6. What do you do when someone shuts down?

I stop talking. I let the space and silence ring. I summon love and energetically send it into the space. I’m patient. I wait.  

7. How can one think like a therapist? 

There are many traits that make for a good therapist, and they’re the same traits that make for a good friend, partner, and human being. Unconditional positive regard, managed expectations, kindness. Humility and patience. And objectivity; the ability to relinquish our human tendency to categorize and label, to make circumstances and people wrong, right, bad, and good. Also, it’s important, as in chess, to recognize that life is a long game, as are personal and relational development. Results don’t always show themselves moment to moment. A session that might seem stagnant to an observer may in fact be rippling with the seeds of progress and change. After all, you have to make your way to the precipice before you can take off and fly. That often long, slow walk is as important as the final, glorious leap into the sky.

8. How can we create a culture of acceptance in today’s world?

I believe that begins with learning how to accept and be at peace ourselves. Our egos are desperate to judge and label everything and everyone.

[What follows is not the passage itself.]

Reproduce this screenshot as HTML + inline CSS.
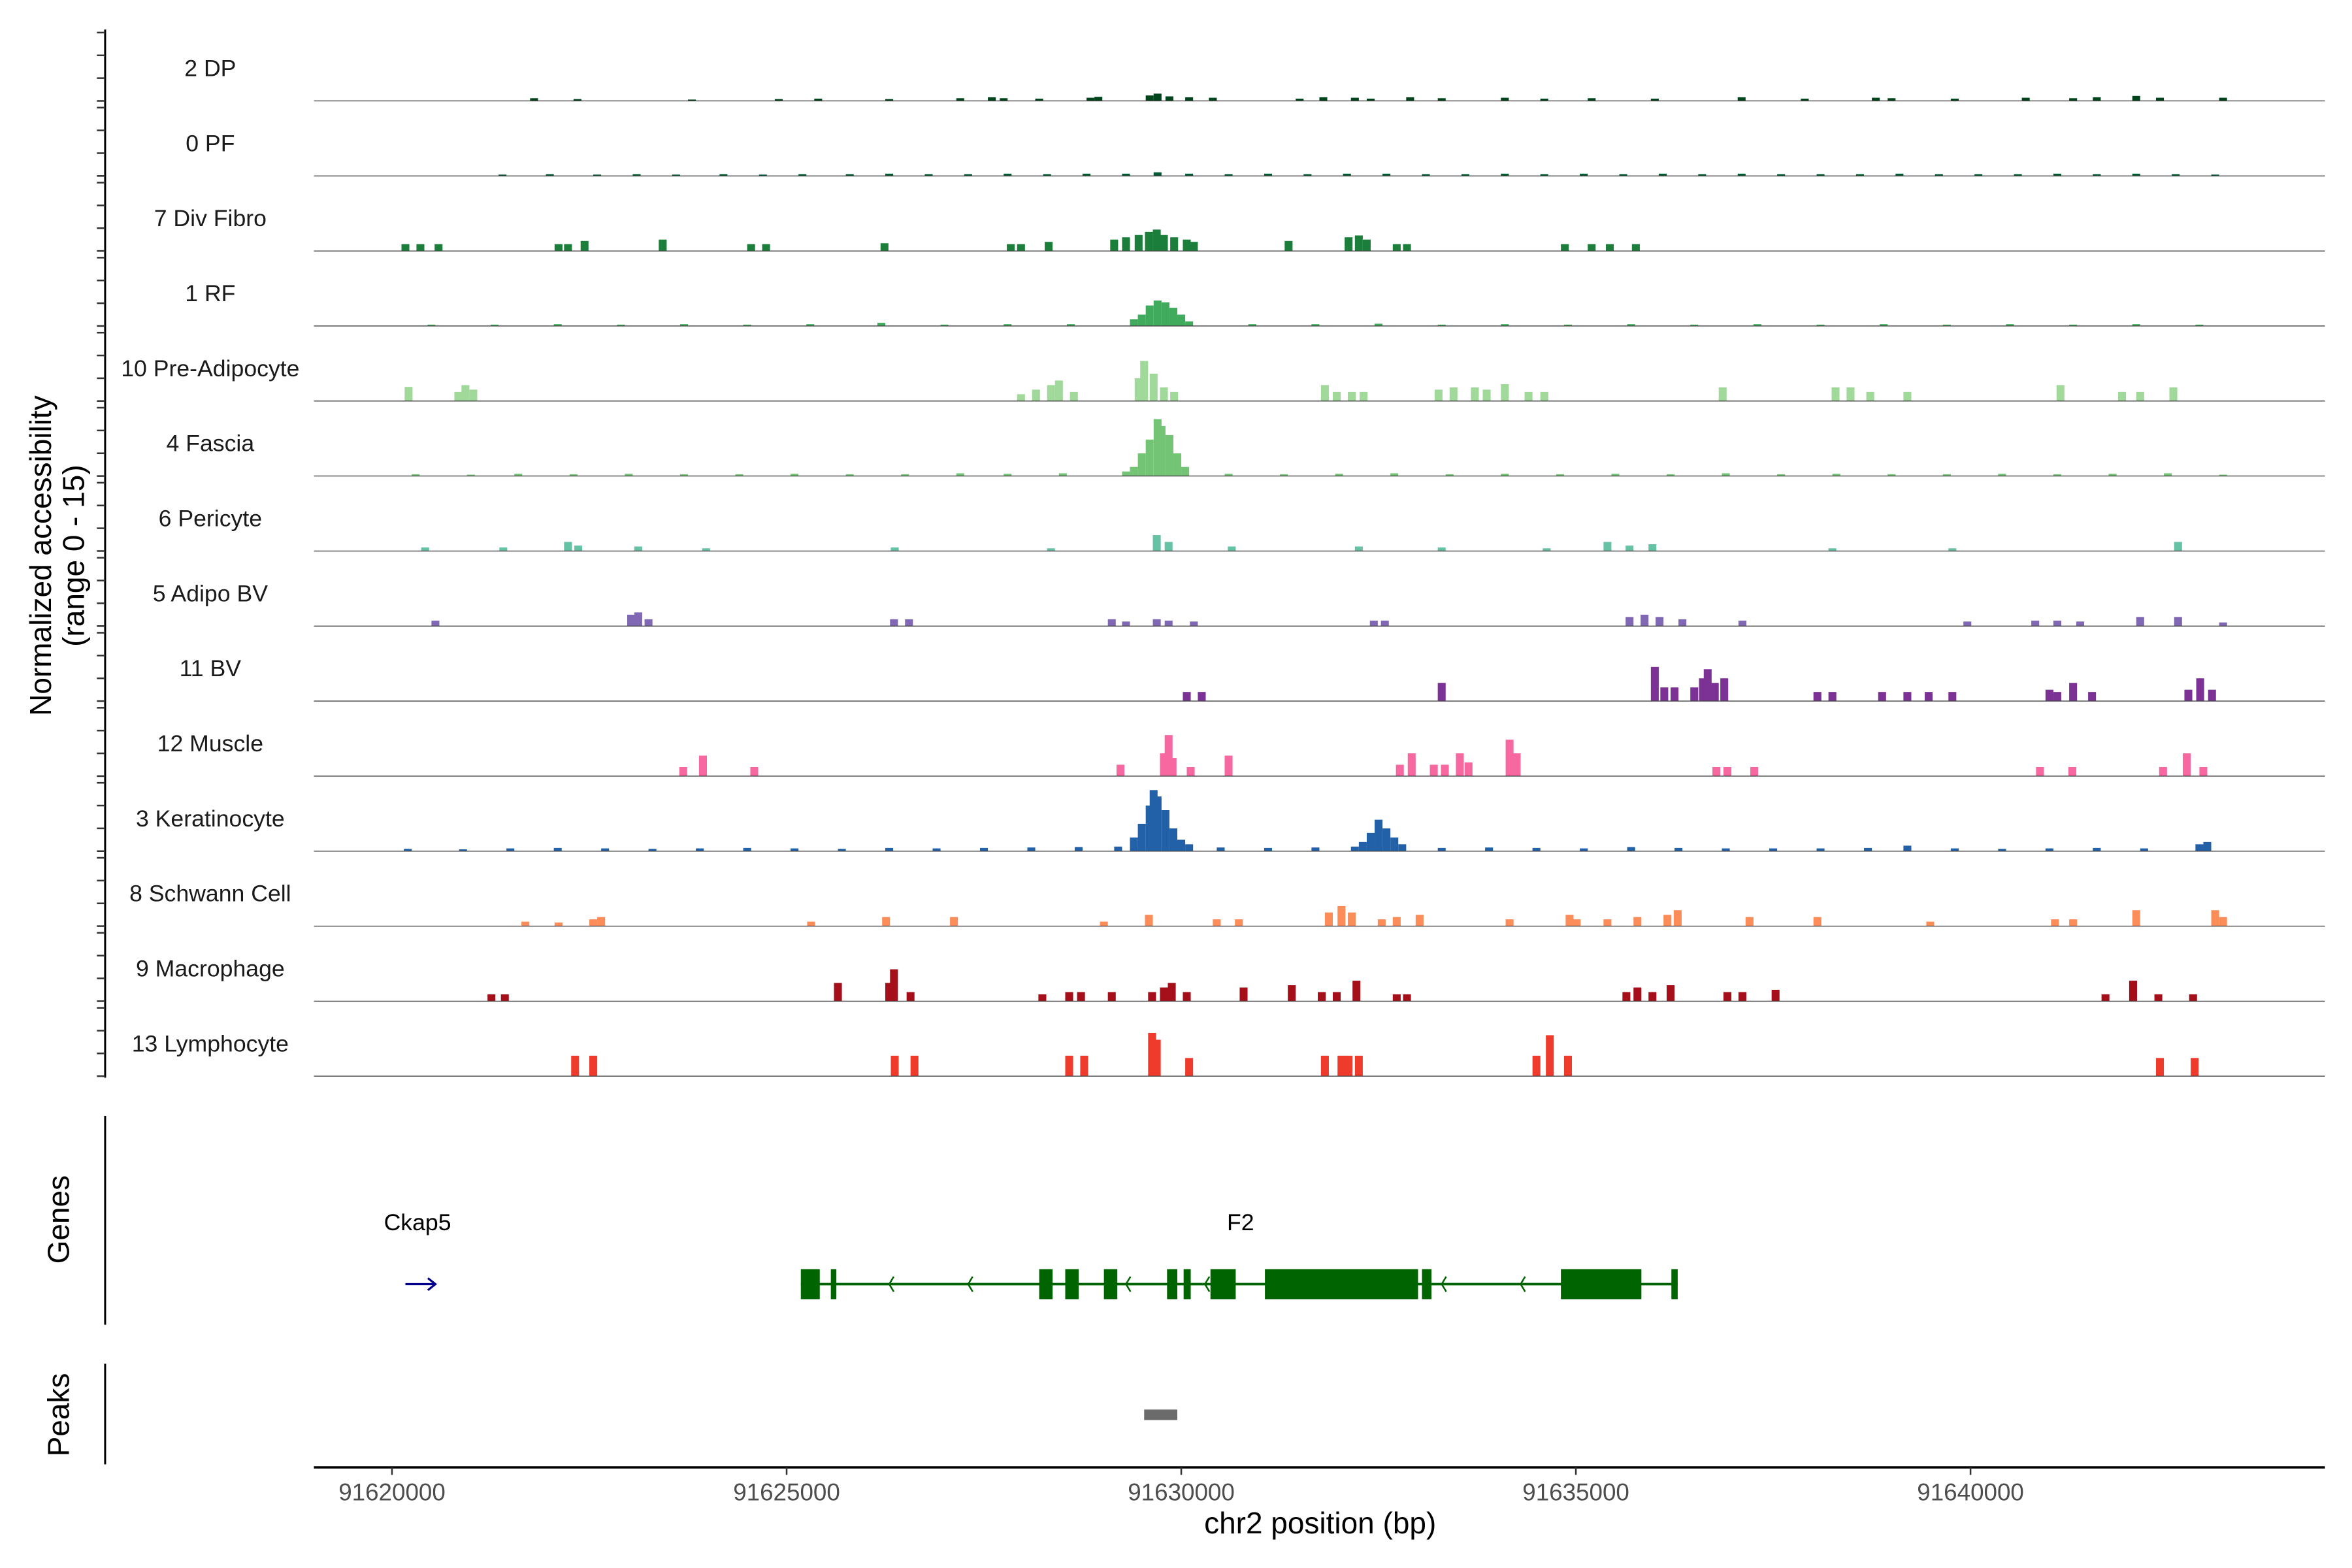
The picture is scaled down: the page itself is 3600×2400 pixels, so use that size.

It takes strength of character and objectivity to step back and view life and others with perspective and love. To realize our frustrations and fears, and most of our issues– in the grand scheme of our lives and time in general– are minor. This realization helps us to remove the powerful grip they often seem to have on us and as a result, helps us to be more graceful and kind with ourselves and other people, as well as grateful for this blessing called life.article continues after advertisement

9. Why do you think it is important to study human behavior and the mind in today’s world?

I think self-awareness and perspective, no matter how one goes about finding them, are critical skills. That said, I think our western therapeutic focus on delving into and reveling in our stories, can be problematic. As I mentioned in my most recent book, we need to move from realization, to understanding, to freedom… which only comes when we recognize that whatever has happened to us has happened, and that the stories and conclusions that we’ve come to about what has happened are often more powerfully destructive than the events themselves. So, whether one studies William James, Søren Kierkegaard or Eckhart Tolle, or participates in workshops to the same end, the realization that we are not exclusively our thoughts and feelings is, I feel, imperative to mental health. Only by moving beyond identifying with and reacting to our thoughts and feelings – moving beyond constant judgment of ourselves, others, and life – can we find the stillness and objectivity to simply be in this world and in our relationships. And in that stillness and being, that witnessing of life and everyone and everything in it, lies the key, I believe, to power, peace, and joy.